The views expressed in this speech are those of the speaker and not the view of the BIS.

Central bank speech  | 
08 November 2017
PDF version
 |  2 pages

Welcome to Malaysia Country Showcase. I would like to express my sincere appreciation to all of you for being here today. I hope that today's showcase will enhance your understanding of the critical role that professional ancillary services and talent development institutions play in supporting the robust growth of Islamic finance in Malaysia. Indeed, these professional services, which include Shariah consultancy, legal, accounting and talent development, are an integral part that make up Malaysia's vibrant Islamic finance system.

With Islamic finance fast gaining a strong foothold in many countries, Malaysia hopes to be able to contribute to this dynamic phase of Islamic finance development by providing an array of reliable, high quality professional services; one that is backed by decades of experience.

Today, Malaysia has a competitive Islamic finance that forms part of the mainstream financial system. Islamic banking assets now account for 28% of Malaysia's total banking assets, while more than half of our bond market comprises sukuk. We have a diverse range of Islamic financial institutions, both domestic and foreign, which provide competitive, innovative products to meet the varied and unique needs of individuals and businesses.

What we have today was not built overnight. The Islamic finance journey in Malaysia has been long and its beginnings were humble. It is the product of three decades' work in building strong foundations for the sector to thrive and grow. In reflecting on our journey of developing a vibrant Islamic financial system, imperatives in three areas stand out - Infrastructure; Players; and Talent.

Allow me to briefly elaborate on these three areas.
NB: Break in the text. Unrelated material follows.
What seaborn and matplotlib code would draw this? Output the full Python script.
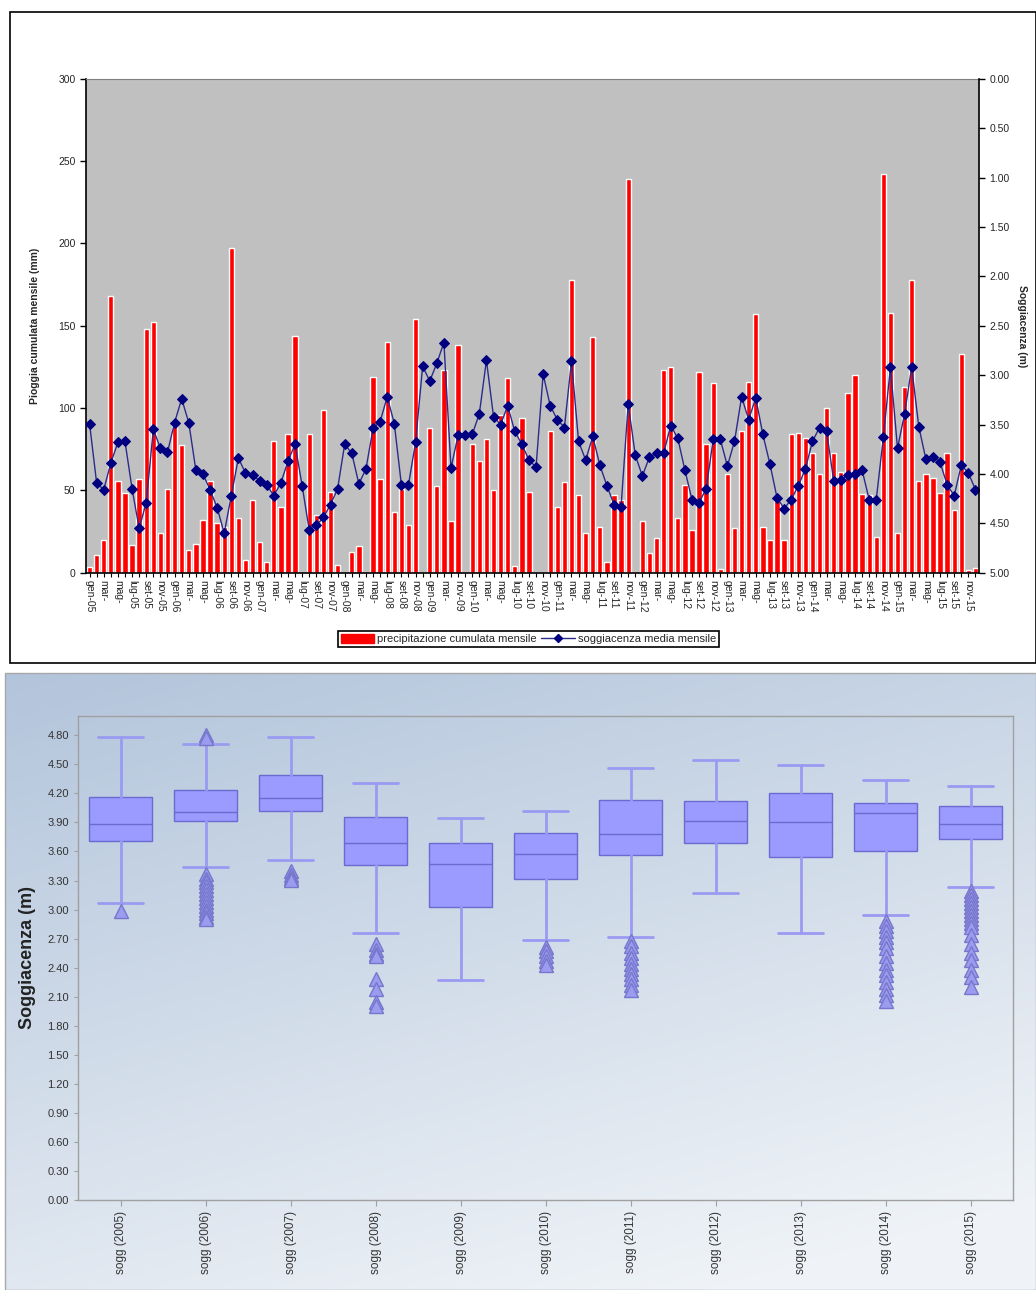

First, infrastructure. Similar to developing a conventional financial system, having a robust regulatory and supervisory regime is critical for the development of a strong, resilient and inclusive Islamic financial system. What is unique about Islamic finance is the need for a clear Shariah governance framework to ensure Shariah compliance. In Malaysia, the Islamic Financial Services Act 2013 sets out a regulatory framework for end-to-end Shariah compliance. Bank Negara Malaysia is vested with comprehensive legal powers under this Act to regulate and supervise the Islamic financial system. Complementary to this is the role of the Shariah Advisory Council in ensuring greater certainty in Shariah. While our Shariah Governance Framework has met its intended objectives, we are now in the midst of reviewing and strengthening the framework in response to the evolvement of the industry. The Securities Commission Malaysia and the Labuan Financial Services Authority are also vested with similar powers, and are equally committed to building a robust and comprehensive framework for Islamic finance in Malaysia.
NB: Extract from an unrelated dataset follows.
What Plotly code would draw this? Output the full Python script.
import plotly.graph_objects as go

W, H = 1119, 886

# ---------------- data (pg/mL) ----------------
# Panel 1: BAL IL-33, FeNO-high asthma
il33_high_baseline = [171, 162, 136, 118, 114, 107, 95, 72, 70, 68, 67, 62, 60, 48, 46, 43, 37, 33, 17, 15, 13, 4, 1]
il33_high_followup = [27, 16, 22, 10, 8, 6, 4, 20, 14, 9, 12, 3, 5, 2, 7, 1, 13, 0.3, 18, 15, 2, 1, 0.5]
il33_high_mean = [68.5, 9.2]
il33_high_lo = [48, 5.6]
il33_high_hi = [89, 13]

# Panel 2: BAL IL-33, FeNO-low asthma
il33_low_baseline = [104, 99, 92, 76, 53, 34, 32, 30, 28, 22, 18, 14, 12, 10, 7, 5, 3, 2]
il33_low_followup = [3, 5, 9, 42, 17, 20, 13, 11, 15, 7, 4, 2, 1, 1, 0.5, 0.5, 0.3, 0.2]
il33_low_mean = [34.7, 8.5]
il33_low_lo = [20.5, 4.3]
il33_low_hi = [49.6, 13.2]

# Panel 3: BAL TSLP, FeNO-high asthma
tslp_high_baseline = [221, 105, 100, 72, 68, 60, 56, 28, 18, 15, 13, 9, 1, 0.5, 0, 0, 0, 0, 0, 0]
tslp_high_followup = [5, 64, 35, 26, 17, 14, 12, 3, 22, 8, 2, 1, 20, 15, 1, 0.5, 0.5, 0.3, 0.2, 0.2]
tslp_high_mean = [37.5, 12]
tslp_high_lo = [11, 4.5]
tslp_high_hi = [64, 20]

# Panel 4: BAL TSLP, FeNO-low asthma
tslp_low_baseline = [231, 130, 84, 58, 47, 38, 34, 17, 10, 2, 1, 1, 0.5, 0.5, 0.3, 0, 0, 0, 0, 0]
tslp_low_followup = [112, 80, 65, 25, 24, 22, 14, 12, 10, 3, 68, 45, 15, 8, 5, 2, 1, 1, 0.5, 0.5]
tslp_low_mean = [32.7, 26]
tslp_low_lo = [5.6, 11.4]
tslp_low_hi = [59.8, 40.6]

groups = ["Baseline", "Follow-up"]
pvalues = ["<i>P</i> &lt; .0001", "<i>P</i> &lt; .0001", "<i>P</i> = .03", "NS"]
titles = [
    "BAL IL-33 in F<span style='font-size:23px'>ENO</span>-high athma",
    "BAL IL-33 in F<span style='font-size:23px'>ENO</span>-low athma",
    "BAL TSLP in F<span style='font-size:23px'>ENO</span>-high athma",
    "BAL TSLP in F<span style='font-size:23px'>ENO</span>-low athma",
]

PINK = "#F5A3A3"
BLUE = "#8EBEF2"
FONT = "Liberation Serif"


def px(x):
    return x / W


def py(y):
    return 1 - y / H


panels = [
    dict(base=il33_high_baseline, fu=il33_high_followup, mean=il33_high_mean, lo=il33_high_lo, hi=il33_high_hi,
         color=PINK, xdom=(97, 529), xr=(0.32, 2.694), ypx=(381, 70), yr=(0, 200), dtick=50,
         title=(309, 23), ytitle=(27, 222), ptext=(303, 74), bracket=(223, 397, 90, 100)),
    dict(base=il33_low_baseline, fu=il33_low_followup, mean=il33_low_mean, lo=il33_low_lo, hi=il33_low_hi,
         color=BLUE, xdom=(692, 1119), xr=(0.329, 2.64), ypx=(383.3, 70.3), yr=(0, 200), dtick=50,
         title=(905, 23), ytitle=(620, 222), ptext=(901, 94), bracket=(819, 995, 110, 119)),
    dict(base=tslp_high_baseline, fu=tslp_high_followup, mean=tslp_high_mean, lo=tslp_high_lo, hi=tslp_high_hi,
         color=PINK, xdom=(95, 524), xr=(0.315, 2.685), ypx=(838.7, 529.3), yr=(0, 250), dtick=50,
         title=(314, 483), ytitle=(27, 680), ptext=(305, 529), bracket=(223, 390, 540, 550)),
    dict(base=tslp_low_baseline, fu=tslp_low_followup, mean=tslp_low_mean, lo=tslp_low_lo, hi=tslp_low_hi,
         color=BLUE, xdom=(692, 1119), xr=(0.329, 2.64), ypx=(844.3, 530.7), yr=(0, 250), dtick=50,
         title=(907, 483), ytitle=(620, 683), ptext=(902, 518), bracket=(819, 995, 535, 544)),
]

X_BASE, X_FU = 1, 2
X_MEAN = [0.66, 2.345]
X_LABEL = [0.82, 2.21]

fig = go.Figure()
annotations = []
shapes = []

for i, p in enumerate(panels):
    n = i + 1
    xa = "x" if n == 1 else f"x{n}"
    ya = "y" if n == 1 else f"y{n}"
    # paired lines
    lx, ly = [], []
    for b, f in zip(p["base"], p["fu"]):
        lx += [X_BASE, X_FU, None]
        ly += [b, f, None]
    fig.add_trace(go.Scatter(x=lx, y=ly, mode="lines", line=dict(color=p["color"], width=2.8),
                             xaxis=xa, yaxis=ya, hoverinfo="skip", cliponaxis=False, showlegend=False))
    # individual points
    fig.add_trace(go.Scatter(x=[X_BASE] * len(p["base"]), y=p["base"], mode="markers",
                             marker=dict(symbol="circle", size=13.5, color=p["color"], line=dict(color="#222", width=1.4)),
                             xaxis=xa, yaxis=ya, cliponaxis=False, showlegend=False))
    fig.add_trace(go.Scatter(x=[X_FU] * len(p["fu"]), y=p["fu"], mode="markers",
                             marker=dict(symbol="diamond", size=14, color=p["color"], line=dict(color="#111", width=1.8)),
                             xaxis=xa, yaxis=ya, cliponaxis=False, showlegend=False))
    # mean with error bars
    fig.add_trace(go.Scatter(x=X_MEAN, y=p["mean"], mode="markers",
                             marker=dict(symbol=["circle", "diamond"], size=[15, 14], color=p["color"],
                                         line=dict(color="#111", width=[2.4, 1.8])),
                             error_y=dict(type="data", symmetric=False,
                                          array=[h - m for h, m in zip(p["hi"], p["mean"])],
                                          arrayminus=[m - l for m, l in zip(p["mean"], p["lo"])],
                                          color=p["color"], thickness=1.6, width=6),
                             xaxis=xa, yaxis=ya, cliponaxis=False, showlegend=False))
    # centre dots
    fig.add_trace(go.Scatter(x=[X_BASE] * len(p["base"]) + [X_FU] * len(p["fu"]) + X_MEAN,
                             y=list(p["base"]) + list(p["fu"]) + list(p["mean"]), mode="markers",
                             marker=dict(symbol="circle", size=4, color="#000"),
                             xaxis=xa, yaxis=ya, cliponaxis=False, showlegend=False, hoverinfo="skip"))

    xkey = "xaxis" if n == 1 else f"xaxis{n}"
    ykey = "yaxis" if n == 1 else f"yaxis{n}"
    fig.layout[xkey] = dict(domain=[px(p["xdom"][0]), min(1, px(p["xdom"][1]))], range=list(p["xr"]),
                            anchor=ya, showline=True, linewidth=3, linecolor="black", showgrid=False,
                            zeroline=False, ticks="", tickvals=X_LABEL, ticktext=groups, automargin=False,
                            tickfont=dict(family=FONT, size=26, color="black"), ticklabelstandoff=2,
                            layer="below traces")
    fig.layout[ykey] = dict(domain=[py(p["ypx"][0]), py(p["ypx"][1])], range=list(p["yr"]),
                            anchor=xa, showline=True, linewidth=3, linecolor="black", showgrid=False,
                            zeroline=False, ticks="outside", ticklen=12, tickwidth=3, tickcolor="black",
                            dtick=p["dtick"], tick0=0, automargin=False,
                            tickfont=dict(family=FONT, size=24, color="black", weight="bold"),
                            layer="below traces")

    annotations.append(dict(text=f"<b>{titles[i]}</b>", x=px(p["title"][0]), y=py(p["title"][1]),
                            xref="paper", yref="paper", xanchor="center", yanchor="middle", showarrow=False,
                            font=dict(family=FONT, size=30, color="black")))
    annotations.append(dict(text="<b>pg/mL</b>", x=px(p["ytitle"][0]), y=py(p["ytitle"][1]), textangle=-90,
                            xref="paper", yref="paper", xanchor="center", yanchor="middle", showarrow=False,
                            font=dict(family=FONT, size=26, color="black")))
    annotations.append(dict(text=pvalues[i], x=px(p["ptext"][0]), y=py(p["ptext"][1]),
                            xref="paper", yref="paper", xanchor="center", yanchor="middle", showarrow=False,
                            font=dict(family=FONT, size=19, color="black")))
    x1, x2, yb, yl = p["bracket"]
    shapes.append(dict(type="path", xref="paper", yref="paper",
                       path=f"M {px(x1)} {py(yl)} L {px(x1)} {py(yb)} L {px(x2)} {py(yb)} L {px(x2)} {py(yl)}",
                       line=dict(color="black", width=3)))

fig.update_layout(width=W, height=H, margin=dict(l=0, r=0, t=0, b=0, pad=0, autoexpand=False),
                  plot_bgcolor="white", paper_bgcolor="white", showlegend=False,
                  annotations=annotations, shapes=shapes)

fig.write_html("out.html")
Our policies also strive to be forward looking and responsive to the needs of the world. For example, the Sustainable and Responsible Investment or SRI Framework developed by the Securities Commission has enabled the issuance of SRI sukuk for education in 2015, and green sukuk just a few months back, which was the world's first. Our Islamic finance industry is also backed by robust market infrastructure, including an Islamic Interbank Money Market that provides funding and liquidity support for the Malaysian Islamic banking system. For Islamic fund management, Bursa Malaysia's Islamic securities exchange platform provides a marketplace that is conducive for Shariah investing.

Second, a vibrant Islamic financial system must have a wide array of players and participants. These range from Islamic financial institutions, fund management companies, takaful operators and investors - both retail and institutional investors.
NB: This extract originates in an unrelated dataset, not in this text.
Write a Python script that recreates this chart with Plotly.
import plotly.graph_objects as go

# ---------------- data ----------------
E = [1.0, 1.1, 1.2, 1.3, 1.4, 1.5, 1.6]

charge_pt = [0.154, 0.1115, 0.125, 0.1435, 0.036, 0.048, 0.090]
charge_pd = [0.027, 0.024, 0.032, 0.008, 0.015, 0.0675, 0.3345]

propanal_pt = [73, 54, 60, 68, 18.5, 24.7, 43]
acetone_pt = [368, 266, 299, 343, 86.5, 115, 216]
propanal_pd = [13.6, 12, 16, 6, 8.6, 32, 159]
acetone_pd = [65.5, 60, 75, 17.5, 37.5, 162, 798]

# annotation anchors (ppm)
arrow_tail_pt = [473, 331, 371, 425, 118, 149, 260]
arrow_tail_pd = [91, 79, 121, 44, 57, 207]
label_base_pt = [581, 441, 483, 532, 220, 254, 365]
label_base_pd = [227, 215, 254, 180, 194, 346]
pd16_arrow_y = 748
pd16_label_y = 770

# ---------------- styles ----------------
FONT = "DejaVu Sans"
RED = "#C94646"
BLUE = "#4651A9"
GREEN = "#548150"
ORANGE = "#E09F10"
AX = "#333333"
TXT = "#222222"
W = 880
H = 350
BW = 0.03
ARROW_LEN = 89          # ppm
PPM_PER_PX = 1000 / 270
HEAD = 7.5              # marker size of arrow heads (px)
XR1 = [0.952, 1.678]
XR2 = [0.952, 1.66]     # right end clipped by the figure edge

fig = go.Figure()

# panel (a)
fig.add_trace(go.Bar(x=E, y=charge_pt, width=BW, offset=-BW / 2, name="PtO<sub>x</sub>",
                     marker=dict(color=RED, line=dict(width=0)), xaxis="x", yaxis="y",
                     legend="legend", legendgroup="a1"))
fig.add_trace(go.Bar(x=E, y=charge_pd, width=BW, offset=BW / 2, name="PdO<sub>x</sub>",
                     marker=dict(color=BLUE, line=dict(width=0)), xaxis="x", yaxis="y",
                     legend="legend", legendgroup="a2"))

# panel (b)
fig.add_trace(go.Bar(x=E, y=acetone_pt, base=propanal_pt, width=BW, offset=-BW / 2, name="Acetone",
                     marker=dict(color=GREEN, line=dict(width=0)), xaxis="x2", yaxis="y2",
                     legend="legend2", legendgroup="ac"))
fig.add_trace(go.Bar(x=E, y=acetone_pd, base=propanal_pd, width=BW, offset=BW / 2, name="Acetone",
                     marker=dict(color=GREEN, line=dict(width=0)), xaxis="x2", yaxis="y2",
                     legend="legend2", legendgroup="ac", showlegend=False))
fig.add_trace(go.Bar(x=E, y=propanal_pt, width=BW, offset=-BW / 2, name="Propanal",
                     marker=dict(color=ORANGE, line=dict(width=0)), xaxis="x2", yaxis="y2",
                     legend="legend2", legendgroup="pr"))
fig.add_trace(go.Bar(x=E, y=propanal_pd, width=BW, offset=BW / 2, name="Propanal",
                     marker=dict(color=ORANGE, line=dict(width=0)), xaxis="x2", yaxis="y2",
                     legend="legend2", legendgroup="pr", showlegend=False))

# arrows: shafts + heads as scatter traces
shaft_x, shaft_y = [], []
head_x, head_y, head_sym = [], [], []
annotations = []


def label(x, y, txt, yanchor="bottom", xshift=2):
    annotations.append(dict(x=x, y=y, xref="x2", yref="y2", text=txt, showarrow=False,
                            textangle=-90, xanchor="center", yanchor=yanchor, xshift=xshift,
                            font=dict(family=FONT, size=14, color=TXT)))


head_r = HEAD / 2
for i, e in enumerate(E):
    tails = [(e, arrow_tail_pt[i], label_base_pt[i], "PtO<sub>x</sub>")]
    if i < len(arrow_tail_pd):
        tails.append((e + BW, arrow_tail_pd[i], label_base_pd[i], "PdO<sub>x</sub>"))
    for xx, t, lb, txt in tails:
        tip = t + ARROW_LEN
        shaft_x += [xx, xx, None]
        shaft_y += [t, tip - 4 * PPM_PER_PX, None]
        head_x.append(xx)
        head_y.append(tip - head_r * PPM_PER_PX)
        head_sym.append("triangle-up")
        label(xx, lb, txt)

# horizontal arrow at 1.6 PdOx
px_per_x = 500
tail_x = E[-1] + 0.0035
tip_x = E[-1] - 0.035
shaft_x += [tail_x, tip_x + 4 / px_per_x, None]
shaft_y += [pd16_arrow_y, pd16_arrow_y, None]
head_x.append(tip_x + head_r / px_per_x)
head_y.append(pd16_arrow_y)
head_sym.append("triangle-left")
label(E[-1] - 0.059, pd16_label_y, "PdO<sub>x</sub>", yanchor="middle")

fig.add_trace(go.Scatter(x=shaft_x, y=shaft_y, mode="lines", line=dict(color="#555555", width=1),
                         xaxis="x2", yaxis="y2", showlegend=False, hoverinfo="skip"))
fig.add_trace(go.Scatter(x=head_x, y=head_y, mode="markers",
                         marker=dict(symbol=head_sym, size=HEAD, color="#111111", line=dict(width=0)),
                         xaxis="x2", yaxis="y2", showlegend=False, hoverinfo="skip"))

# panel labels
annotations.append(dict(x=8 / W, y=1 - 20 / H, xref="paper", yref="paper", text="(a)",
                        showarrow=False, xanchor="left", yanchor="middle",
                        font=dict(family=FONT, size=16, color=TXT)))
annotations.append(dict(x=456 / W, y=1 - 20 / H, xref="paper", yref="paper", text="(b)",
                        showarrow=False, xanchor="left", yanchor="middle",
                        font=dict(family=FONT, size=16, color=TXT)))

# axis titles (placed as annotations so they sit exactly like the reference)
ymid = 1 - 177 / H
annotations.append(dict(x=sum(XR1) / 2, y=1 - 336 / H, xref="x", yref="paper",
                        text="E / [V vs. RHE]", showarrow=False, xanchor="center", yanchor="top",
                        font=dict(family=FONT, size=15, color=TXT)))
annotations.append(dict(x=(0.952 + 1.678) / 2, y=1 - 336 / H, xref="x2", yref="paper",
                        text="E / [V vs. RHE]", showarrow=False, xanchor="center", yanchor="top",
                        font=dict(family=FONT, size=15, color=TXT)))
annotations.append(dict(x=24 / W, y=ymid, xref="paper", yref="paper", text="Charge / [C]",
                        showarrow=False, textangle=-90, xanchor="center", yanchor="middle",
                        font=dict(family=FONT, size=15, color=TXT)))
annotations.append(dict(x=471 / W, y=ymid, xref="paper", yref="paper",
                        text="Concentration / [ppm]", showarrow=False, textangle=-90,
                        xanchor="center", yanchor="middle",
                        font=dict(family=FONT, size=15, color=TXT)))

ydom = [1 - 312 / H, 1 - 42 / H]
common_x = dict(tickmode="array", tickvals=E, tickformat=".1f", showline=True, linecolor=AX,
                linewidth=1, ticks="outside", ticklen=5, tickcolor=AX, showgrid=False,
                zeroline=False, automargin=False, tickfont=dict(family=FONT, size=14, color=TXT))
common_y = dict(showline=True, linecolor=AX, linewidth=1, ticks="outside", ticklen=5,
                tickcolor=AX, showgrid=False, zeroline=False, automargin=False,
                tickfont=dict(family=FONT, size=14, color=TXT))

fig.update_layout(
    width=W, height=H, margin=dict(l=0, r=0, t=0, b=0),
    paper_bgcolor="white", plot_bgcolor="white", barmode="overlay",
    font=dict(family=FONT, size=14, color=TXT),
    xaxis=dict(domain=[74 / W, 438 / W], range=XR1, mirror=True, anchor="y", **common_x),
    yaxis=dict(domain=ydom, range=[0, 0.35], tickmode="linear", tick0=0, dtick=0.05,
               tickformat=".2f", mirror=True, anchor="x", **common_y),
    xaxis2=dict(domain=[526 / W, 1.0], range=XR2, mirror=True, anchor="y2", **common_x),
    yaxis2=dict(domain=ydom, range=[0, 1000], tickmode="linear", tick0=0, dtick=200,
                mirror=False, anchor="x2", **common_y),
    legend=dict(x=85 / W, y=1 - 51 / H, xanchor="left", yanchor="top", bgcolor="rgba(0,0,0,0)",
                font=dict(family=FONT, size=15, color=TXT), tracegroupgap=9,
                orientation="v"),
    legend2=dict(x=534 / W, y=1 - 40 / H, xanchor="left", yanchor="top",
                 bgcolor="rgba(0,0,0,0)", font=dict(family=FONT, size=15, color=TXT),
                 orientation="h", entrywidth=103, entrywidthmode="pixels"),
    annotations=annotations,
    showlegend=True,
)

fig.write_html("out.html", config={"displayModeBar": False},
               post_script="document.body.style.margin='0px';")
Another key player of a vibrant Islamic financial system is professional services firms. In Malaysia, these firms play a critical role as facilitators of growth, providing support to various stakeholders of Islamic finance. We have more than 60 experienced professional services firms offering specialised services in Islamic finance. Collectively, this ancillary network offers a wealth of expertise - in Shariah advisory, law, I.T, tax, audit, research and training, to name a few. Over the years, some of these professional services firms have developed a strong reputation for their technical excellence, and have established an international presence.

Our professional services firms are keen to share their experiences and to assist foreign clients and countries interested to develop Islamic finance. Our experiences include provision of advisory services to Shariah funds and asset management companies in the U.S, Switzerland and South Korea; and to sovereigns and corporates on sukuk issuances. Our legal firms have also played a part in the development of legal and regulatory frameworks for Islamic finance in a number of countries. Contributions have also been made in the area of research, education and training, with more than 50 international projects, training and customised programmes delivered to international clients since 2010.

The third imperative is in the area of talent. The success of an Islamic finance system depends critically on having the right set of quality talent. This is more so as we aspire for Islamic finance to reach greater heights, in this new normal of rapid advances in technology and changing demographics.

Accordingly, Malaysia has made significant investments in developing a complete ecosystem dedicated to meeting the human capital needs of the Islamic finance industry. Our talent infrastructure caters to every level, for both academic and professional needs. Dedicated talent entities for Islamic finance have also been set up, such as INCEIF - a global university for Islamic finance - and ISRA, a globally recognised institution in enriching research and knowledge on Shariah.

An important aspect of talent development is elevating the quality and professionalism of talents in Islamic finance - not just in Malaysia, but globally. In realising this vision, the Chartered Institute of Islamic Finance Professionals was set up to promote the highest standards of professional practice among Islamic finance practitioners. This is complemented by the establishment of the Association of Shariah Advisors in Islamic Finance to enhance the qualification and professionalism of the Shariah fraternity. Two specialised certifications will be launched by the Association early next month which aim to strengthen technical and ethical rigour of Shariah advisors and practitioners.

With an increasing range of options for professional qualifications for Islamic finance, the Finance Accreditation Agency's Islamic Finance Professional Qualification Structure - to be launched today - is a timely and much welcome milestone. As a learning reference structure, it streamlines and classifies the levels for Islamic finance professional learning programmes. For Islamic finance professionals and the organisations they represent, this will help them make better informed decisions when evaluating the suitability of the wide array of professional learning programmes on offer globally.

I hope that today's event would help bring you a step closer to realising your respective organisation's goals in Islamic finance. With that, I wish you a productive afternoon.